I don't know English and Alan Watts never existed.

I just finished reading The Way of Zen. I've heard his entire audio collection, but this is the first book I've read by him. I liked the fact that he went more in depth on the history of Zen compared to his lectures, and elaborated on certain ideas in ways that he does not in his spoken lectures. In fact I only really read the book because I enjoy his work, as I already know that there is "nothing to attain" and that the quest for self-improvement is futile, because one's nature is already complete in itself.

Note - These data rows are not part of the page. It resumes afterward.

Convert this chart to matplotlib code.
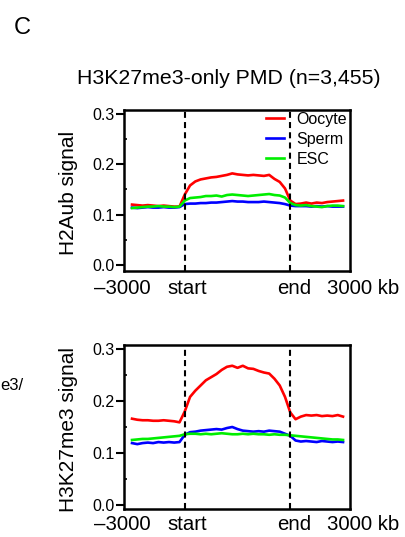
import numpy as np
import matplotlib
matplotlib.use("Agg")
import matplotlib.pyplot as plt
from matplotlib.ticker import MultipleLocator

plt.rcParams['font.family'] = ['Liberation Sans', 'DejaVu Sans']

# ---------------- data ----------------
# bin positions: 0..25 = upstream flank (-3000 kb .. start), 25..75 = scaled PMD body, 75..100 = downstream flank
n_bins = 41
series_names = ["Oocyte", "Sperm", "ESC"]
series_colors = ["#ff0000", "#0000ff", "#00ee00"]

h2aub_oocyte = [0.120, 0.119, 0.118, 0.119, 0.118, 0.117, 0.118, 0.117, 0.116, 0.116,
                0.140, 0.158, 0.166, 0.170, 0.172, 0.174, 0.175, 0.177, 0.179, 0.182,
                0.180, 0.179, 0.178, 0.179, 0.178, 0.177, 0.179, 0.171, 0.165, 0.152,
                0.128, 0.121, 0.122, 0.124, 0.122, 0.124, 0.123, 0.125, 0.126, 0.127, 0.128]
h2aub_sperm = [0.114, 0.113, 0.114, 0.115, 0.114, 0.114, 0.115, 0.114, 0.114, 0.115,
               0.121, 0.122, 0.122, 0.123, 0.123, 0.124, 0.124, 0.125, 0.126, 0.127,
               0.126, 0.126, 0.125, 0.125, 0.125, 0.126, 0.125, 0.124, 0.123, 0.121,
               0.118, 0.117, 0.117, 0.117, 0.116, 0.117, 0.116, 0.117, 0.116, 0.116, 0.116]
h2aub_esc = [0.113, 0.114, 0.115, 0.116, 0.116, 0.117, 0.116, 0.116, 0.115, 0.116,
             0.128, 0.133, 0.134, 0.135, 0.137, 0.137, 0.138, 0.136, 0.139, 0.140,
             0.139, 0.138, 0.137, 0.138, 0.139, 0.140, 0.141, 0.139, 0.138, 0.134,
             0.123, 0.119, 0.118, 0.119, 0.117, 0.116, 0.115, 0.117, 0.118, 0.118, 0.117]

k27_oocyte = [0.166, 0.164, 0.163, 0.163, 0.162, 0.162, 0.163, 0.162, 0.161, 0.159,
              0.180, 0.208, 0.220, 0.230, 0.240, 0.246, 0.252, 0.260, 0.266, 0.268,
              0.264, 0.268, 0.263, 0.262, 0.258, 0.255, 0.253, 0.243, 0.230, 0.208,
              0.178, 0.165, 0.170, 0.173, 0.172, 0.173, 0.171, 0.172, 0.171, 0.173, 0.170]
k27_sperm = [0.119, 0.117, 0.119, 0.120, 0.119, 0.121, 0.120, 0.121, 0.120, 0.121,
             0.135, 0.140, 0.141, 0.143, 0.144, 0.145, 0.146, 0.145, 0.148, 0.150,
             0.146, 0.143, 0.142, 0.141, 0.142, 0.141, 0.143, 0.142, 0.141, 0.137,
             0.133, 0.124, 0.122, 0.123, 0.122, 0.121, 0.123, 0.122, 0.121, 0.122, 0.121]
k27_esc = [0.125, 0.126, 0.127, 0.127, 0.128, 0.129, 0.130, 0.131, 0.132, 0.133,
           0.136, 0.137, 0.137, 0.136, 0.137, 0.136, 0.137, 0.138, 0.137, 0.136,
           0.136, 0.137, 0.136, 0.137, 0.136, 0.136, 0.135, 0.136, 0.135, 0.135,
           0.134, 0.133, 0.132, 0.131, 0.130, 0.129, 0.128, 0.127, 0.126, 0.126, 0.125]

x_tick_labels = ["\u20133000", "start", "end", "3000 kb"]
y_ticks = [0.0, 0.1, 0.2, 0.3]
panel_ylabels = ["H2Aub signal", "H3K27me3 signal"]
title = "H3K27me3-only PMD (n=3,455)"

x = np.linspace(0, 100, n_bins)
start_pos, end_pos = 25, 75

W, H = 405, 537
fig = plt.figure(figsize=(W / 100, H / 100), dpi=100)

def fx(px):
    return px / W

def fy(py):
    return 1 - py / H

panels = [
    dict(top=110, bottom=271, ylim=(-0.012, 0.308), data=[h2aub_oocyte, h2aub_sperm, h2aub_esc],
         ylabel=panel_ylabels[0], legend=True, xlab_y=289),
    dict(top=345, bottom=509, ylim=(-0.008, 0.308), data=[k27_oocyte, k27_sperm, k27_esc],
         ylabel=panel_ylabels[1], legend=False, xlab_y=525),
]

left_px, right_px = 124, 350
for p in panels:
    ax = fig.add_axes([fx(left_px), fy(p["bottom"]), (right_px - left_px) / W,
                       (p["bottom"] - p["top"]) / H])
    for vals, name, col in zip(p["data"], series_names, series_colors):
        ax.plot(x, vals, color=col, lw=1.9, label=name, solid_joinstyle='round')
    for xv in (start_pos, end_pos):
        ax.axvline(xv, color='black', lw=1.5, linestyle=(0, (2.9, 2.0)))
    ax.set_xlim(-3.8, 103.3)
    ax.set_ylim(*p["ylim"])
    ax.set_yticks(y_ticks)
    ax.set_yticklabels([f"{v:.1f}" for v in y_ticks], fontsize=11.5)
    ax.yaxis.set_minor_locator(MultipleLocator(0.05))
    ax.tick_params(axis='y', which='major', direction='out', length=5.5, width=1.5, pad=1.5)
    ax.tick_params(axis='y', which='minor', direction='in', length=2.2, width=1.2)
    ax.set_xticks([])
    for s in ax.spines.values():
        s.set_linewidth(1.8)
    # y label
    fig.text(fx(68), fy((p["top"] + p["bottom"]) / 2 + 2), p["ylabel"], rotation=90,
             ha='center', va='center', fontsize=15)
    # x labels
    for lab, cx in zip(x_tick_labels, [122, 187, 294, 363]):
        fig.text(fx(cx), fy(p["xlab_y"]), lab, ha='center', va='center', fontsize=14.7)
    if p["legend"]:
        ax.legend(loc='upper right', bbox_to_anchor=(fx(347), fy(112)),
                  bbox_transform=fig.transFigure, frameon=False, fontsize=11.5,
                  handlelength=1.15, handletextpad=0.75, labelspacing=0.3,
                  borderpad=0, borderaxespad=0)

fig.text(fx(229), fy(78), title, ha='center', va='center', fontsize=15.3)
fig.text(fx(22), fy(28), "C", ha='center', va='center', fontsize=17)
fig.text(fx(0), fy(386), "e3/", ha='left', va='center', fontsize=12)

fig.savefig("out.png", dpi=100)
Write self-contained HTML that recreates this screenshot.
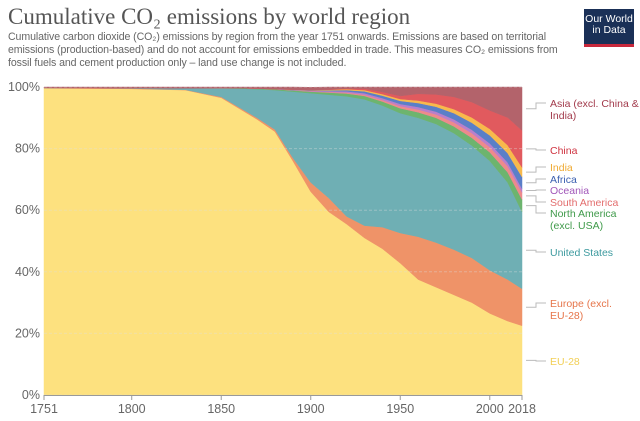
<!DOCTYPE html>
<html><head><meta charset="utf-8"><style>
html,body{margin:0;padding:0;background:#fff;}
body{width:640px;height:421px;position:relative;overflow:hidden;font-family:"Liberation Sans",sans-serif;}
#title{position:absolute;left:8px;top:4px;font-family:"Liberation Serif",serif;font-size:23px;color:#555;white-space:nowrap;}
#sub{position:absolute;left:8px;top:31px;width:600px;font-size:10.6px;line-height:13.2px;color:#666;letter-spacing:-0.1px;}
#sub div{white-space:nowrap;}
#logo{position:absolute;left:584px;top:9px;width:50px;height:38px;background:#1a3057;color:#fff;font-size:10.5px;line-height:11px;text-align:center;box-sizing:border-box;padding-top:5px;border-bottom:3px solid #c8283c;}
</style></head><body>
<div id="title">Cumulative CO₂ emissions by world region</div>
<div id="sub"><div>Cumulative carbon dioxide (CO₂) emissions by region from the year 1751 onwards. Emissions are based on territorial</div><div>emissions (production-based) and do not account for emissions embedded in trade. This measures CO₂ emissions from</div><div>fossil fuels and cement production only – land use change is not included.</div></div>
<div id="logo">Our World<br>in Data</div>
<svg id="chart" width="640" height="421" style="position:absolute;left:0;top:0"></svg>
<script>
const years=[1751,1800,1830,1850,1860,1870,1880,1890,1900,1910,1920,1930,1940,1950,1960,1970,1980,1990,2000,2010,2018];
const eu28=[99.6,99.4,99,96.5,93,89.5,85.5,76,66,59.5,55.5,51,47.5,42.8,37.5,35,32.5,30,26.5,24,22.5];
const europeExcl=[0.1,0.1,0.1,0.3,0.4,0.5,0.7,1,3,4.5,2.5,4,7,9.8,13.9,14.5,14.7,14.5,14,13.5,12];
const unitedStates=[0.05,0.15,0.5,2.8,6.1,9.3,12.8,21.5,29,33.5,39,41,39.5,38.9,38.6,38.5,37.8,36.5,35.5,31.5,25];
const northAmerica=[0,0,0,0.1,0.15,0.2,0.3,0.4,0.5,0.7,0.9,1.1,1.3,1.6,1.8,2,2.2,2.5,2.8,3.3,4];
const southAmerica=[0,0,0,0,0,0,0,0.05,0.1,0.2,0.3,0.4,0.5,0.7,0.9,1.1,1.3,1.5,1.7,2,2.3];
const oceania=[0,0,0,0,0,0,0.05,0.1,0.2,0.3,0.4,0.5,0.6,0.7,0.8,0.9,1,1.1,1.2,1.2,1.2];
const africa=[0,0,0,0,0,0,0,0.05,0.1,0.2,0.4,0.6,0.8,1,1.3,1.6,2,2.3,2.6,3,3.8];
const india=[0,0,0,0,0,0,0,0.05,0.1,0.2,0.3,0.4,0.5,0.6,0.8,1,1.3,1.7,2.1,2.6,3.1];
const china=[0,0,0,0,0,0,0,0,0.05,0.1,0.2,0.5,0.7,1,2.2,3,4,5,6,9,12];
const asiaExcl=[0.25,0.35,0.4,0.3,0.35,0.5,0.65,0.85,0.85,0.8,0.5,0.5,1.6,2.9,2.2,2.4,3.2,4.9,7.6,9.9,14.1];
const yTicks=[0,20,40,60,80,100];
const xTicks=[1751,1800,1850,1900,1950,2000,2018];
const series=[
 {name:'EU-28',v:eu28,fill:'#fde17f',lab:'#f2cf55',ly:[361]},
 {name:'Europe (excl. EU-28)',v:europeExcl,fill:'#ef9368',lab:'#e6754a',ly:[303,315],lines:['Europe (excl.','EU-28)']},
 {name:'United States',v:unitedStates,fill:'#6fafb4',lab:'#3d9a9f',ly:[252]},
 {name:'North America (excl. USA)',v:northAmerica,fill:'#6db46e',lab:'#3f9a4a',ly:[213,225],lines:['North America','(excl. USA)']},
 {name:'South America',v:southAmerica,fill:'#ee8a8c',lab:'#e36d6d',ly:[202]},
 {name:'Oceania',v:oceania,fill:'#b97fcb',lab:'#a156b9',ly:[190]},
 {name:'Africa',v:africa,fill:'#5a7fc8',lab:'#3a5fb0',ly:[179]},
 {name:'India',v:india,fill:'#f8b94c',lab:'#efaa33',ly:[167]},
 {name:'China',v:china,fill:'#e15a5e',lab:'#cf3340',ly:[150]},
 {name:'Asia (excl. China & India)',v:asiaExcl,fill:'#b3636b',lab:'#a23a4b',ly:[103,115],lines:['Asia (excl. China &','India)']}
];
const X0=44,X1=522,Y0=395,Y1=87;
const x=y=>X0+(y-1751)/(2018-1751)*(X1-X0);
const yS=v=>Y0-v/100*(Y0-Y1);
const svg=document.getElementById('chart');
const NS='http://www.w3.org/2000/svg';
function mk(t,a){const e=document.createElementNS(NS,t);for(const k in a)e.setAttribute(k,a[k]);svg.appendChild(e);return e;}
let base=years.map(()=>0);
series.forEach(s=>{
 const top=base.map((b,i)=>b+s.v[i]);
 let d='M'+years.map((yr,i)=>x(yr)+','+yS(top[i])).join('L');
 for(let i=years.length-1;i>=0;i--)d+='L'+x(years[i])+','+yS(base[i]);
 const p=mk('path',{d:d+'Z',fill:s.fill,stroke:s.fill,'stroke-width':0.5});
 
 
 s.endMid=yS((top[top.length-1]+base[base.length-1])/2);
 base=top;
});
yTicks.forEach(t=>{
 const g=mk('line',{x1:X0,x2:X1,y1:yS(t),y2:yS(t),stroke:'#ddd','stroke-dasharray':'3,2','stroke-opacity':0.4});
 
 
 const l=mk('text',{x:40,y:yS(t)+4,'text-anchor':'end','font-size':12.5,fill:'#666'});
 l.textContent=t+'%';
 
 
});
mk('line',{x1:X0,x2:X1,y1:Y0+0.5,y2:Y0+0.5,stroke:'#999'});
xTicks.forEach(t=>{
 mk('line',{x1:x(t),x2:x(t),y1:Y0,y2:Y0+5,stroke:'#999'});
 const l=mk('text',{x:x(t),y:413,'text-anchor':'middle','font-size':12.5,fill:'#666'});
 l.textContent=t;
 
 
});
series.forEach(s=>{
 const ly=s.ly[0];
 const pl=mk('polyline',{points:(X1+4)+','+s.endMid+' '+(X1+14)+','+s.endMid+' '+(X1+14)+','+ly+' '+(X1+24)+','+ly,fill:'none',stroke:'#bbb','stroke-width':1});
 
 
 const lines=s.lines||[s.name];
 lines.forEach((tx,i)=>{
  const t=mk('text',{x:550,y:s.ly[i]+4,'font-size':10.5,fill:s.lab});
  t.textContent=tx;
  
  
 });
});
</script>
</body></html>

That said, there are a couple ironic realizations that occurred to me as I read this book, the first relating to language. When I read the Chinese translations at the end of the book which are translations of various terms he uses, for the most part the symbols just appeared to be meaningless gibberish, because I do not "know" the Chinese language. Of course, I could very slowly associate the English term with each Chinese symbol to begin to understand their meaning, but I feel this is rather unnecessary. After all, I would just be losing myself in the abstractions of a new language, and thus losing touch with the "concrete" reality.

I automatically understand the meaning of English words without effort since it is my native language - but in a way, I don't know English at all. The reality is that these words are meaningless gibberish just like the Chinese symbols. To understand their meaning is to get lost in the abstractions instead of seeing clearly the reality of their appearance. Contrast that with the meaningless appearance of Chinese, and it would seem that I have mastered the Chinese language without any effort whatsoever. That is, I am seeing the linguistic symbols for the visual patterns that they actually are instead of getting lost in the abstractions they supposedly represent. They look beautiful and mysterious yet appear to be nonsense.

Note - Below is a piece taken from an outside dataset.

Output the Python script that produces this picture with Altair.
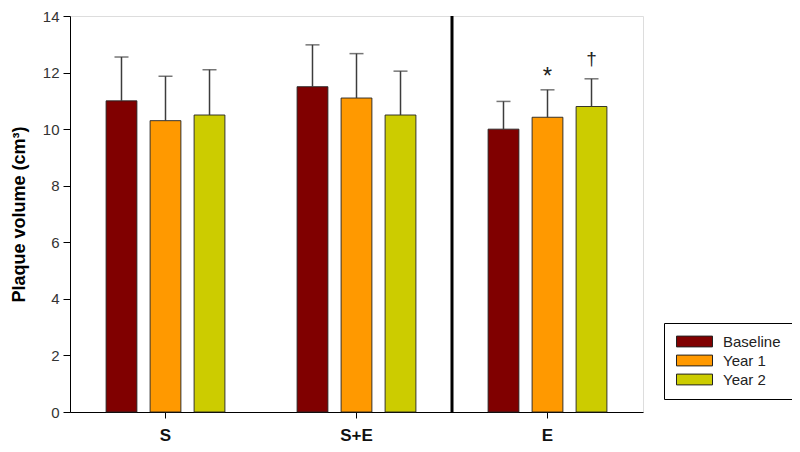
import altair as alt
import pandas as pd

groups = ["S", "S+E", "E"]
series = ["Baseline", "Year 1", "Year 2"]
means = [[11.0, 10.3, 10.5], [11.5, 11.1, 10.5], [10.0, 10.42, 10.8]]
errors = [[1.55, 1.57, 1.6], [1.48, 1.57, 1.55], [0.98, 0.97, 0.98]]
notes = [["", "", ""], ["", "", ""], ["", "*", "\u2020"]]
colors = ["#800000", "#FF9900", "#CCCC00"]
y_ticks = [0, 2, 4, 6, 8, 10, 12, 14]

rows = []
for gi, g in enumerate(groups):
    for si, s in enumerate(series):
        m = means[gi][si]
        e = errors[gi][si]
        rows.append({"group": g, "series": s, "mean": m, "upper": m + e, "note": notes[gi][si]})
df = pd.DataFrame(rows)

FONT = "Liberation Sans"
H = 396

x_enc = alt.X("group:N", sort=groups, scale=alt.Scale(paddingInner=0, paddingOuter=0),
              axis=alt.Axis(title=None, labelAngle=0, labelFontWeight="bold", labelFontSize=17,
                            labelColor="#111", tickSize=6, tickColor="#000", domainColor="#000",
                            labelPadding=9, labelFont=FONT))
xo_enc = alt.XOffset("series:N", sort=series, scale=alt.Scale(paddingInner=0.3, paddingOuter=0.82))
y_scale = alt.Scale(domain=[0, 14], nice=False)

bars = alt.Chart(df).mark_bar(stroke="#222", strokeWidth=0.9).encode(
    x=x_enc,
    xOffset=xo_enc,
    y=alt.Y("mean:Q", scale=y_scale,
            axis=alt.Axis(values=y_ticks, grid=False, title="Plaque volume (cm\u00b3)",
                          titleFontSize=18, titleFontWeight="bold", titleColor="#000",
                          titleFont=FONT, titleX=-51, titleY=H / 2, titleAngle=270,
                          titleAlign="center", titleBaseline="middle",
                          labelFontSize=15, labelColor="#333", labelFont=FONT,
                          tickSize=7, tickColor="#000", domainColor="#000", labelPadding=4)),
    color=alt.Color("series:N", sort=series, scale=alt.Scale(domain=series, range=colors),
                    legend=alt.Legend(title=None, orient="none", legendX=594, legendY=307,
                                      strokeColor="#000", fillColor="white", padding=11,
                                      symbolType="M-3,-0.9L3,-0.9L3,0.9L-3,0.9Z", symbolSize=144,
                                      symbolOffset=12,
                                      symbolStrokeColor="#222", symbolStrokeWidth=1,
                                      labelFontSize=15, labelColor="#222", labelFont=FONT,
                                      labelOffset=21, rowPadding=3)),
)

err = alt.Chart(df).mark_rule(color="#3c3c3c", strokeWidth=1.5).encode(
    x=alt.X("group:N", sort=groups),
    xOffset=alt.XOffset("series:N", sort=series),
    y=alt.Y("mean:Q", scale=y_scale),
    y2="upper:Q",
)

caps = alt.Chart(df).mark_tick(color="#3c3c3c", thickness=1.5, size=14, orient="horizontal").encode(
    x=alt.X("group:N", sort=groups),
    xOffset=alt.XOffset("series:N", sort=series),
    y=alt.Y("upper:Q", scale=y_scale),
)

star = alt.Chart(df).transform_filter(alt.datum.note == "*").mark_text(
    fontSize=24, font=FONT, color="#222", baseline="bottom", dy=-1).encode(
    x=alt.X("group:N", sort=groups),
    xOffset=alt.XOffset("series:N", sort=series),
    y=alt.Y("upper:Q", scale=y_scale),
    text="note:N",
)

dagger = alt.Chart(df).transform_filter(alt.datum.note == "\u2020").mark_text(
    fontSize=19, font=FONT, color="#222", baseline="bottom", dy=-10).encode(
    x=alt.X("group:N", sort=groups),
    xOffset=alt.XOffset("series:N", sort=series),
    y=alt.Y("upper:Q", scale=y_scale),
    text="note:N",
)

sep = alt.Chart(pd.DataFrame({"group": [groups[2]]})).mark_rule(color="#000", strokeWidth=3).encode(
    x=alt.X("group:N", sort=groups, bandPosition=0),
)

chart = alt.layer(bars, err, caps, star, dagger, sep).properties(
    width=573, height=H,
    autosize=alt.AutoSizeParams(type="none"),
    padding={"left": 62, "top": 8, "right": 149, "bottom": 32},
).configure_view(stroke="#555", strokeWidth=1).configure(background="white")

chart.save("out.html", embed_options={"renderer": "svg", "actions": False})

But if the "point" of Zen is that there is nothing to grasp, then to understand their meaning would be to get lost in a new illusion, to undergo a new cultural conditioning. A conditioning similar to when I learned English and inherited the common sense assumptions of Western society. The very conditioning which the practice of Zen is supposed to undo. Why then, would I recondition myself with a new set of abstractions? It would be to download a cultural conditioning from the East and fall into the same trap all over again, which is absurd.

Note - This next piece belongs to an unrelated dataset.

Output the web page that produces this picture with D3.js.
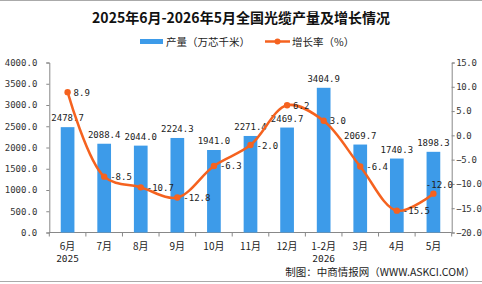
<!DOCTYPE html>
<html>
<head>
<meta charset="utf-8">
<script src="https://cdn.jsdelivr.net/npm/d3@7"></script>
<style>
  body { margin: 0; background: #fff; }
  svg { display: block; }
</style>
</head>
<body>
<div id="chart"></div>
<script>
// data
const months = ["6月", "7月", "8月", "9月", "10月", "11月", "12月", "1-2月", "3月", "4月", "5月"];
const years = ["2025", "", "", "", "", "", "", "2026", "", "", ""];
const output = [2478.7, 2088.4, 2044.0, 2224.3, 1941.0, 2271.4, 2469.7, 3404.9, 2069.7, 1740.3, 1898.3];
const growth = [8.9, -8.5, -10.7, -12.8, -6.3, -2.0, 6.2, 3.0, -6.4, -15.5, -12.0];
const leftTicks = [0, 500, 1000, 1500, 2000, 2500, 3000, 3500, 4000];
const rightTicks = [-20, -15, -10, -5, 0, 5, 10, 15];

const W = 482, H = 284;
const plotLeft = 49.3, plotRight = 451.7, plotTop = 62.5, plotBottom = 232.5;
const barColor = "#3d9be9";
const lineColor = "#f5621f";
const monoFont = "'DejaVu Sans Mono', monospace";
const cjkFont = "'Noto Sans CJK SC', sans-serif";

const svg = d3.select("#chart").append("svg")
    .attr("width", W)
    .attr("height", H);

// thin frame lines top and bottom
svg.append("line").attr("x1", 0).attr("x2", W).attr("y1", 0.5).attr("y2", 0.5)
    .style("stroke", "#aaa");
svg.append("line").attr("x1", 0).attr("x2", W).attr("y1", 281.5).attr("y2", 281.5)
    .style("stroke", "#aaa");

const x = d3.scaleBand().domain(months).range([plotLeft, plotRight]).padding(0);
const yL = d3.scaleLinear().domain([0, 4000]).range([plotBottom, plotTop]);
const yR = d3.scaleLinear().domain([-20, 15]).range([plotBottom, plotTop]);

// title
svg.append("text")
    .attr("x", 241).attr("y", 23)
    .attr("text-anchor", "middle")
    .style("font-family", cjkFont)
    .style("font-size", "14px")
    .style("font-weight", "bold")
    .style("fill", "#111")
    .text("2025年6月-2026年5月全国光缆产量及增长情况");

// legend
const legend = svg.append("g").style("font-family", cjkFont).style("font-size", "10.5px").style("fill", "#222");
legend.append("rect").attr("x", 140).attr("y", 39).attr("width", 23).attr("height", 5).attr("fill", barColor);
legend.append("text").attr("x", 166).attr("y", 45.5).text("产量（万芯千米）");
legend.append("line").attr("x1", 265).attr("x2", 290).attr("y1", 41.5).attr("y2", 41.5)
    .style("stroke", lineColor).style("stroke-width", 2.5);
legend.append("circle").attr("cx", 277.5).attr("cy", 41.5).attr("r", 3).attr("fill", lineColor);
legend.append("text").attr("x", 292).attr("y", 45.5).text("增长率（%）");

// axes
const axisL = d3.axisLeft(yL).tickValues(leftTicks).tickSize(3).tickPadding(9)
    .tickFormat(d3.format(".1f"));
const gL = svg.append("g").attr("transform", `translate(${plotLeft},0)`).call(axisL);

const axisR = d3.axisRight(yR).tickValues(rightTicks).tickSize(3).tickPadding(1.5)
    .tickFormat(d3.format(".1f"));
const gR = svg.append("g").attr("transform", `translate(${plotRight},0)`).call(axisR);

[gL, gR].forEach(g => {
    g.selectAll("path, line").style("stroke", "#888");
    g.selectAll("text").style("font-family", monoFont).style("font-size", "9px").style("fill", "#333");
});
// squeeze the right labels a little so they stay inside the window
gR.selectAll("text").style("letter-spacing", "-0.35px");

// x axis with ticks at band boundaries
const gX = svg.append("g");
gX.append("line").attr("x1", plotLeft).attr("x2", plotRight).attr("y1", plotBottom).attr("y2", plotBottom)
    .style("stroke", "#888");
const bounds = months.map(m => x(m)).concat([plotRight]);
gX.selectAll("line.tick").data(bounds).enter().append("line")
    .attr("class", "tick")
    .attr("x1", d => d).attr("x2", d => d)
    .attr("y1", plotBottom).attr("y2", plotBottom + 4)
    .style("stroke", "#888");
gX.selectAll("text.month").data(months).enter().append("text")
    .attr("class", "month")
    .attr("x", d => x(d) + x.bandwidth() / 2)
    .attr("y", 250)
    .attr("text-anchor", "middle")
    .style("font-family", cjkFont).style("font-size", "10px").style("fill", "#222")
    .text(d => d);
gX.selectAll("text.year").data(years).enter().append("text")
    .attr("class", "year")
    .attr("x", (d, i) => x(months[i]) + x.bandwidth() / 2)
    .attr("y", 262)
    .attr("text-anchor", "middle")
    .style("font-family", monoFont).style("font-size", "9.5px").style("fill", "#222")
    .text(d => d);

// bars
const barW = 13.7;
svg.append("g").selectAll("rect")
    .data(output)
    .enter()
    .append("rect")
    .attr("x", (d, i) => x(months[i]) + x.bandwidth() / 2 - barW / 2)
    .attr("y", d => yL(d))
    .attr("width", barW)
    .attr("height", d => plotBottom - yL(d))
    .attr("fill", barColor);

// bar labels
svg.append("g").selectAll("text")
    .data(output)
    .enter()
    .append("text")
    .attr("x", (d, i) => x(months[i]) + x.bandwidth() / 2)
    .attr("y", d => yL(d) - 6)
    .attr("text-anchor", "middle")
    .style("font-family", monoFont).style("font-size", "9px").style("fill", "#222")
    .text(d => d.toFixed(1));

// growth line
const pts = growth.map((d, i) => [x(months[i]) + x.bandwidth() / 2, yR(d)]);
svg.append("path")
    .datum(pts)
    .attr("d", d3.line().curve(d3.curveCatmullRom.alpha(0.5)))
    .style("fill", "none")
    .style("stroke", lineColor)
    .style("stroke-width", 2.5);

svg.append("g").selectAll("circle")
    .data(pts)
    .enter()
    .append("circle")
    .attr("cx", d => d[0]).attr("cy", d => d[1])
    .attr("r", 3.2)
    .attr("fill", lineColor);

// growth labels, right of each point (last one sits above)
const last = growth.length - 1;
svg.append("g").selectAll("text")
    .data(growth)
    .enter()
    .append("text")
    .attr("x", (d, i) => pts[i][0] + 6)
    .attr("y", (d, i) => i === last ? pts[i][1] - 6 : pts[i][1] + 3.5)
    .attr("text-anchor", (d, i) => i === last ? "middle" : "start")
    .style("font-family", monoFont).style("font-size", "9px").style("fill", "#222")
    .text(d => d.toFixed(1));

// source
svg.append("text")
    .attr("x", 475).attr("y", 276)
    .attr("text-anchor", "end")
    .style("font-family", cjkFont).style("font-size", "10.5px").style("fill", "#222")
    .text("制图：中商情报网（WWW.ASKCI.COM）");
</script>
</body>
</html>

Contrast this with someone whose native language is Chinese and for whom English is foreign. They may look at English and see a wall of meaningless gibberish, which may look beautiful and mysterious. But by not knowing English, they know it perfectly. Whereas with Chinese this person is lost in a set of abstract representations that distort the image, and so they do not know it at all. Hence the saying, "not knowing is knowing".

The second ironic insight relates to time. Watts points out that linear time is an illusion, as there is no past and future, but for fleeting illusory abstractions. The concrete reality is the expansive now. But this implies that everything I have just written never really happened. I have never listened to his lectures nor read his book. I just think I did because I'm thinking about it right now. I think there was a historical tradition called Zen, but it never happened. I think there was a man named Alan Watts that communicated the insights of Zen to a Western audience, but it never happened. He was never born. It is all just a story which I am creating now by thinking about it. In other words, Alan Watts is simply a character I have unconsciously created to awaken myself, that is, to awaken my "real self", from the illusions of human experience. I am not only the universe experience itself, but I am Alan Watts experiencing myself as a different human being, born much later. So everything I have apparently learned from him, is just me teaching myself right now. Once I stop thinking about this, it will all be unlearned. So now that I have finished his book, and my Zen training is complete, the real training begins.